La procédure de saisie-contrefaçon : une mesure d’une exceptionnelle gravité

Le titulaire d'un droit de propriété intellectuelle doit justifier un minimum sa requête présentée au président du tribunal de grande instance afin d'obtenir l'autorisation de procéder à une saisie-contrefaçon

La loi n°2014-315 du 11 mars 2014 a complété l’arsenal de mesures permettant aux titulaires de droits de propriété intellectuelle (droit d’auteur, droit de marques, dessins ou modèles, brevet…) d’établir la matérialité de la contrefaçon de leurs droits.
La procédure de saisie-contrefaçon est le moyen le plus utilisé afin d’établir l’existence et l’étendue d’actes de contrefaçon. Elle consiste à saisir, sur requête, le président du tribunal de grande instance compétent afin d’être autorisé par ordonnance à faire diligenter une opération de saisie-contrefaçon par un huissier de justice, accompagné au besoin de la force publique.
L’ordonnance permet à l’huissier de pénétrer dans un lieu privé afin d’obtenir la preuve de la contrefaçon et de son étendue, sans avertissement et consentement du saisi afin de préserver l’effet de surprise.
En matière de droit d’auteur, par exemple, le tribunal peut ordonner la description détaillée ou la saisie réelle des matériels et instruments utilisés pour produire ou distribuer illicitement les œuvres. D’autres mesures peuvent être autorisées (saisie des exemplaires constituant une reproduction illicite d'une œuvre de l'esprit ; saisie des recettes ; suspension ou la prorogation des représentations ou des exécutions publiques en cours ou déjà annoncées ; suspension de toute fabrication en cours…).
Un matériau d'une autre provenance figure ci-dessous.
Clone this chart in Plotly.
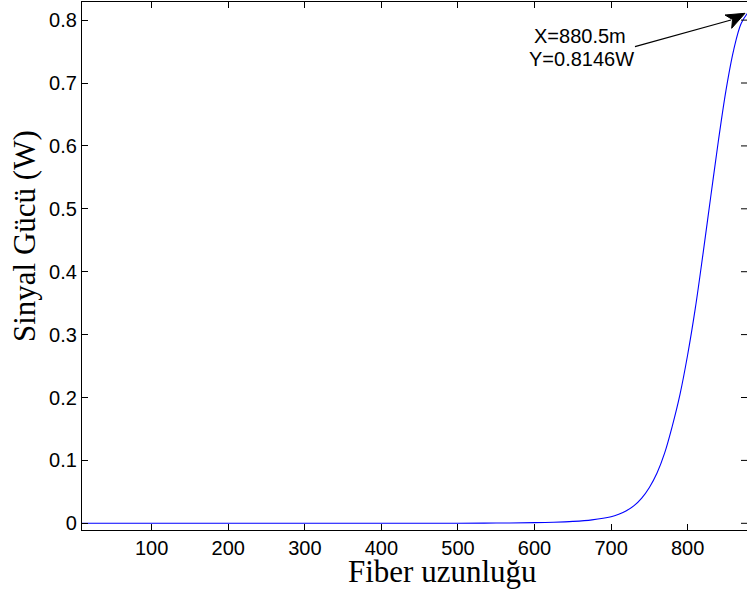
import plotly.graph_objects as go

# ---- data ----
fiber_length_m = [9, 100, 200, 300, 400, 500, 550, 600, 625, 650, 675, 700, 710, 720, 730, 740,
                  750, 760, 770, 780, 790, 800, 810, 820, 830, 840, 850, 860, 870, 880.5]
signal_power_w = [0.0, 0.0, 0.0, 0.0, 0.0, 0.0001, 0.0004, 0.001, 0.0017, 0.003, 0.0055, 0.0105,
                  0.0145, 0.020, 0.028, 0.040, 0.057, 0.080, 0.112, 0.155, 0.205, 0.268, 0.342, 0.428,
                  0.518, 0.607, 0.688, 0.752, 0.795, 0.8146]
x_ticks = [100, 200, 300, 400, 500, 600, 700, 800]
y_ticks = [0, 0.1, 0.2, 0.3, 0.4, 0.5, 0.6, 0.7, 0.8]
y_tick_labels = ["0", "0.1", "0.2", "0.3", "0.4", "0.5", "0.6", "0.7", "0.8"]
marker_label = ["X=880.5m", "Y=0.8146W"]
x_label = "Fiber uzunluğu"
y_label = "Sinyal Gücü (W)"

W, H = 747, 594
L, R, T, B = 82, 747, 2, 530  # plot area in pixels
Y_MIN, Y_MAX = -0.01065, 0.8288


def px(xp):
    return (xp - L) / (R - L)


def py(yp):
    return (B - yp) / (B - T)


fig = go.Figure()
fig.add_trace(go.Scatter(x=fiber_length_m, y=signal_power_w, mode="lines",
                         line=dict(color="#0000ff", width=1.1, shape="spline", smoothing=1.0),
                         hoverinfo="skip", showlegend=False))

axis_common = dict(showgrid=False, zeroline=False, showline=True, linecolor="black", linewidth=1.2,
                   ticks="inside", ticklen=6, tickwidth=1, tickcolor="black",
                   tickfont=dict(family="Liberation Sans, Arial, sans-serif", size=20, color="black"))

fig.update_xaxes(range=[9.0, 877.5], tickvals=x_ticks, mirror="ticks", **axis_common)
fig.update_yaxes(range=[Y_MIN, Y_MAX], tickvals=y_ticks, ticktext=y_tick_labels,
                 mirror=False, **axis_common)

serif = dict(family="Liberation Serif, Times New Roman, serif", size=31, color="black")
sans = dict(family="Liberation Sans, Arial, sans-serif", size=20, color="black")

annotations = [
    dict(text=x_label, xref="paper", yref="paper", x=px(442.5), y=py(571), xanchor="center",
         yanchor="middle", showarrow=False, font=serif),
    dict(text=y_label, xref="paper", yref="paper", x=px(24), y=py(236), xanchor="center",
         yanchor="middle", showarrow=False, font=serif, textangle=-90),
    dict(text=marker_label[0], xref="paper", yref="paper", x=px(580), y=py(35.5), xanchor="center",
         yanchor="middle", showarrow=False, font=sans),
    dict(text=marker_label[1], xref="paper", yref="paper", x=px(581.5), y=py(58.5), xanchor="center",
         yanchor="middle", showarrow=False, font=sans),
]

# right-side y ticks (mirror ticks without line)
shapes = []
for v in y_ticks:
    yp = (v - Y_MIN) / (Y_MAX - Y_MIN)
    shapes.append(dict(type="line", xref="paper", yref="paper", x0=px(741), x1=px(747), y0=yp, y1=yp,
                       line=dict(color="black", width=1)))

# arrow line and head
shapes.append(dict(type="line", xref="paper", yref="paper", x0=px(635), y0=py(46.7), x1=px(731), y1=py(20),
                   line=dict(color="black", width=1.2)))
tip = (745, 13.3)
w1 = (725, 15)
w2 = (731.7, 28.3)
notch = (732.5, 19.5)
path = "M {} {} L {} {} L {} {} L {} {} Z".format(
    px(tip[0]), py(tip[1]), px(w1[0]), py(w1[1]), px(notch[0]), py(notch[1]), px(w2[0]), py(w2[1]))
shapes.append(dict(type="path", xref="paper", yref="paper", path=path,
                   fillcolor="black", line=dict(color="black", width=1)))

fig.update_layout(width=W, height=H, margin=dict(l=L, r=W - R, t=T, b=H - B),
                  paper_bgcolor="white", plot_bgcolor="white",
                  annotations=annotations, shapes=shapes)

fig.write_html("out.html")
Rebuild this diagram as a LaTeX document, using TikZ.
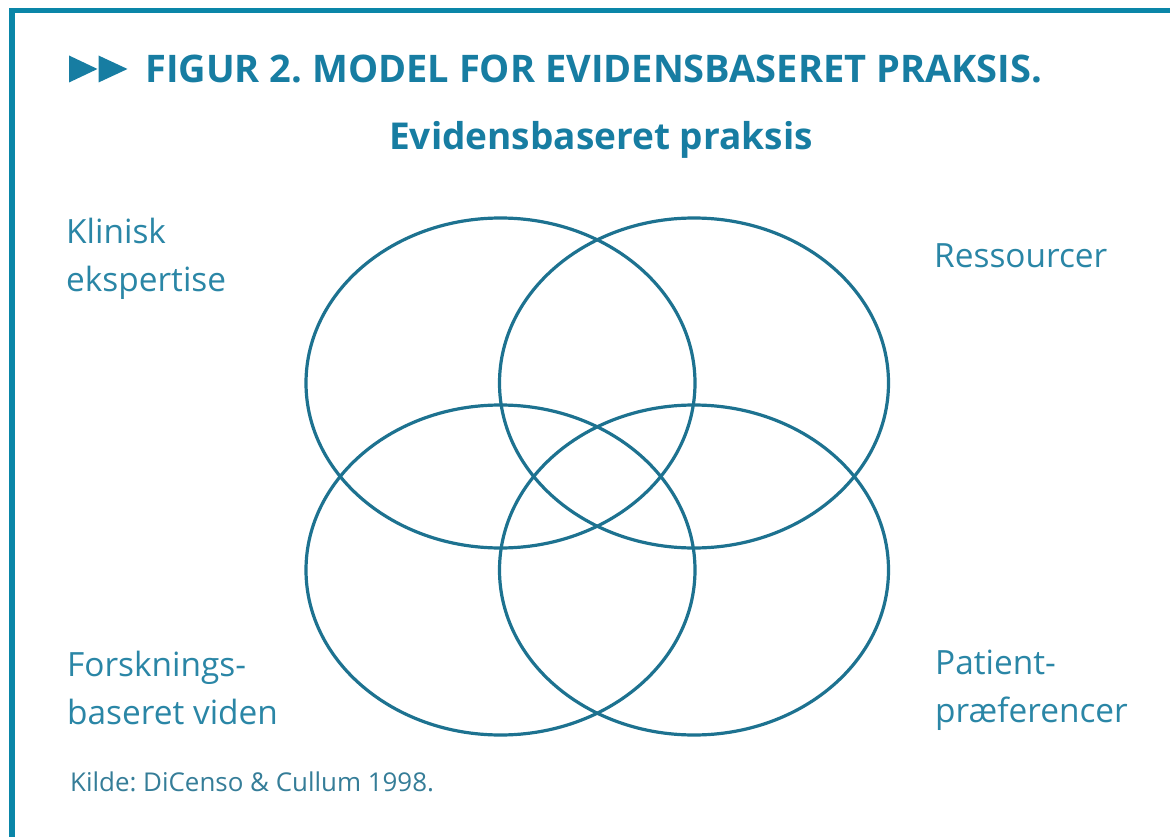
\documentclass[tikz,border=0pt]{standalone}
\usepackage{fontspec}
\setmainfont{Open Sans}
\usetikzlibrary{shapes.geometric}
\frenchspacing
\definecolor{frame}{HTML}{0A86A8}
\definecolor{titleblue}{HTML}{177DA2}
\definecolor{ringcol}{HTML}{1D7290}
\definecolor{labelcol}{HTML}{2A86A6}
\definecolor{srccol}{HTML}{357D98}
\tikzset{
  ring/.style={ellipse, draw=ringcol, line width=3.2pt, minimum width=389pt, minimum height=330pt, inner sep=0pt},
  lbl/.style={font=\fontsize{33.4}{48}\selectfont, text=labelcol, inner sep=0pt, align=left},
  framebar/.style={draw=frame, line width=5.5pt},
  tri/.style={fill=titleblue, draw=none}
}
\begin{document}
\begin{tikzpicture}[x=1pt,y=-1pt]
\useasboundingbox (0,0) rectangle (1170,837);
\fill[white] (0,0) rectangle (1170,837);
\coordinate (fa) at (12,837);
\coordinate (fb) at (12,10.7);
\coordinate (fc) at (1170,10.7);
\draw[framebar] (fa) -- (fb) -- (fc);
\fill[tri] (69,55.5) -- (97.5,69) -- (69,82.5) -- cycle;
\fill[tri] (98.5,55.5) -- (127.5,69) -- (98.5,82.5) -- cycle;
\node[anchor=base west, inner sep=0pt, text=titleblue, font=\fontsize{38}{44}\selectfont\bfseries] (title) at (145,83) {FIGUR 2. MODEL FOR EVIDENSBASERET PRAKSIS.};
\node[anchor=base, inner sep=0pt, text=titleblue, font=\fontsize{37}{44}\selectfont\bfseries] (sub) at (601,150) {Evidensbaseret praksis};
\node[ring] (tl) at (500.5,383) {};
\node[ring] (tr) at (694,383) {};
\node[ring] (bl) at (500.5,570) {};
\node[ring] (br) at (694,570) {};
\node[lbl, anchor=base west] (klin) at (66,291) {Klinisk\\ekspertise};
\node[lbl, anchor=base west] (res) at (934,268) {Ressourcer};
\node[lbl, anchor=base west] (forsk) at (67,724) {Forsknings-\\baseret viden};
\node[lbl, anchor=base west] (pat) at (935,722) {Patient-\\præferencer};
\node[anchor=base west, inner sep=0pt, text=srccol, font=\fontsize{25.9}{30}\selectfont] (src) at (70,791) {Kilde: DiCenso \& Cullum 1998.};
\end{tikzpicture}
\end{document}
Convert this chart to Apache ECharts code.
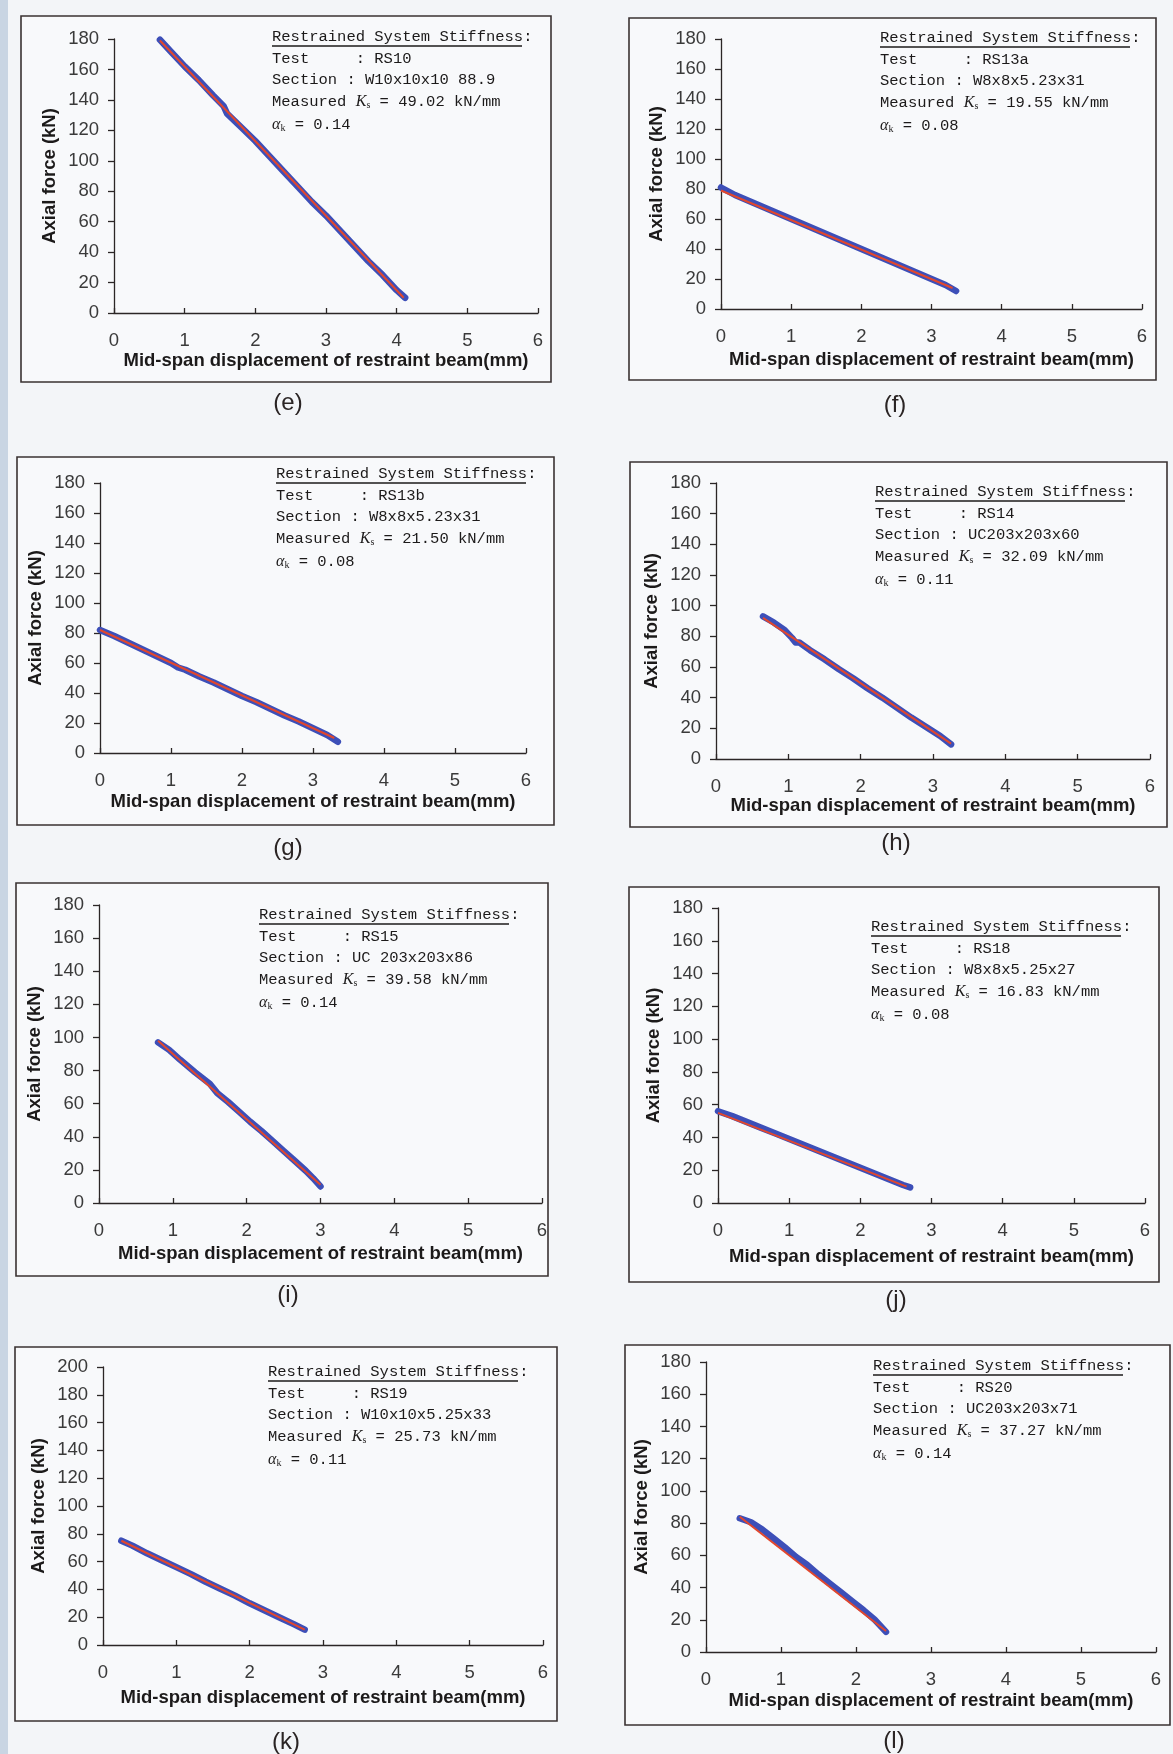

La jurisprudence récente rappelle les règles impératives et strictes qui s’imposent lors de la mise en œuvre d’une telle procédure attentatoire aux libertés fondamentales.
La Cour d’appel de Paris, dans un arrêt du 28 janvier 2014 (CA Paris, 28/01/2014, PIBD n°1003, III, 273) rappelle qu’être titulaire de droits ne suffit pas. Le requérant, qui sollicite une autorisation d’effectuer une saisie-contrefaçon chez un tiers, doit apporter un commencement de preuve pour permettre de « présumer » ou « rendre vraisemblable » une éventuelle contrefaçon de ses droits. Il ne peut se contenter de fonder sa requête sur de simples affirmations. 
Dans cette affaire, la Cour a estimé que « s’agissant d’une mesure d’une exceptionnelle gravité puisque autorisant la saisie-contrefaçon et l’accès à des documents d’une société de manière non contradictoire, il convient que la demande ne repose pas sur de simples affirmations ou allégations non étayées par un minimum de pièces ». 
Les juges ont ainsi rétracté l’ordonnance du président du Tribunal, constatant au demeurant que les mesures autorisées étaient exorbitantes puisqu’elles permettaient la saisie de documents sans limitation. Ils ont dès lors assorti leur décision de mesures dissuasives pour empêcher tout usage des informations auxquelles le titulaire des droits avait pu accéder au cours de cette saisie-contrefaçon annulée.
Cette affaire rappelle ainsi que la procédure de saisie-contrefaçon ne doit pas être détournée afin d'obtenir, abusivement, des informations et des documents d'un concurrent et de fausser ainsi le jeu de la libre concurrence.